Posted By:  Carla Kaiser
Photo:  Carla Kaiser

Whole Foods

Editor's Note: Art-O-Mat is no longer at this location.


Ever wonder what they did with all those old cigarette machines? Today I went to the Whole Foods Market on Briarcliff so I could check out this Art-O-Mat machine I’ve been hearing so much about. It’s an old cigarette machine that’s been converted to a vending machine that sells art for five bucks. After I went to the customer service desk and got a token, I went to the machine and picked my brand of art treat. I chose “Betsy Ross” and guess what I got? 3 Three Dollar Bills, featuring Arabic writing on the back, and a picture of Susan B. Anthony in one of those outfits with the big black veil things. The three bills came in this cute little package shaped exactly like a cigarette.



Posted By:  Terah Shelton
Photo:  Terah Shelton

Tall Tales Book Shop
It’s no secret chain bookstores have taken over the world. Like an evil villain in a comic book, these bookstores—that will remain nameless —swoop down and attack customers with blinding beams of discounts, floods of books, and mind altering addictions served in cups. But Tall Tales Bookshop—the superhero —stands tall (no pun intended) as one of the few locally operated bookstores left to fight for truth and justice that resides in the small, independent businesses and battles in a field all but suppressed by a cutthroat epidemic. More than that, their employees actually know a thing or two about authors, books, or anything related in the book industry, unlike chain bookstore employees—that will continue to remain nameless. I mean, how can a superhero tussle with evil if they’re ill-equipped on the knowledge of their powers? These saviors use their x-ray vision to locate out-of-print books, flying powers to deliver purchased merchandise, and superhuman strength to support and organize local author events. Should you—the innocent bystander—visit Tall Tales, buy something from the $2 dollar table and sign up for email notifications. After all, superheroes need appreciation, love, and support too.

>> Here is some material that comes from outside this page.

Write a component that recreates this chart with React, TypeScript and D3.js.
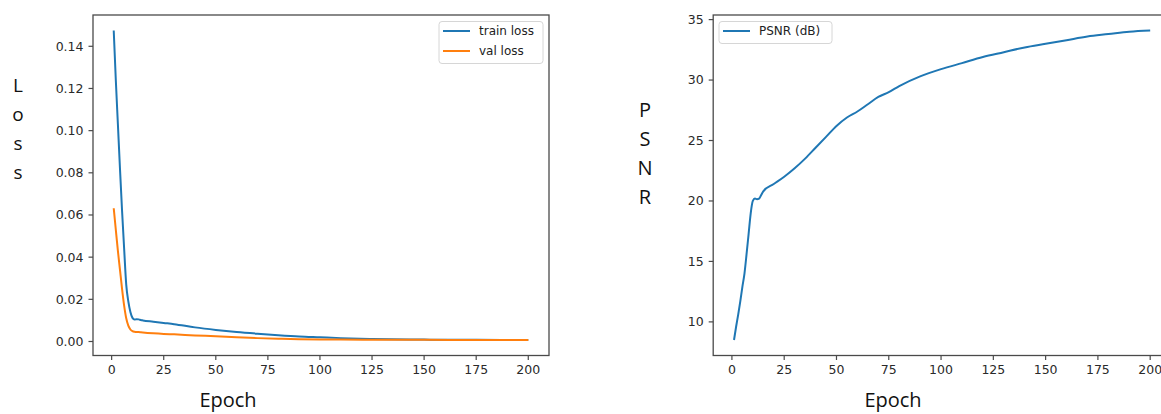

Posted By:  Jessica Harbour
Photo:  Jessica Harbour

Atlanta is not exactly a bookstore mecca; several much-loved bookstores (Oxford Books and its usedbook companion, Oxford Too; more recently, Kudzu Books) have fallen by the wayside. So the continued success of Book Nook is all the more remarkable. It’s a typical used bookstore in that the books are loosely (very, very loosely) shelved by category, and the staff, while friendly, isn’t necessarily going to be able to help you find that exact title you had in mind. It’s a far better idea to come in and wile away a couple hours browsing (or try the music, DVD, and comics sections, which are better organized). The luckiest browsers will be anyone who reads a lot of trade paperbacks—science fiction, romance, and horror, all of which have huge selections—and can trade in their old reads. Finally, Book Nook has to be the only place in town that will not only sell you a Chilton guide to a 1979 Datsun but give you a free American President coin with your purchase. All you William Taft collectors know where to go now.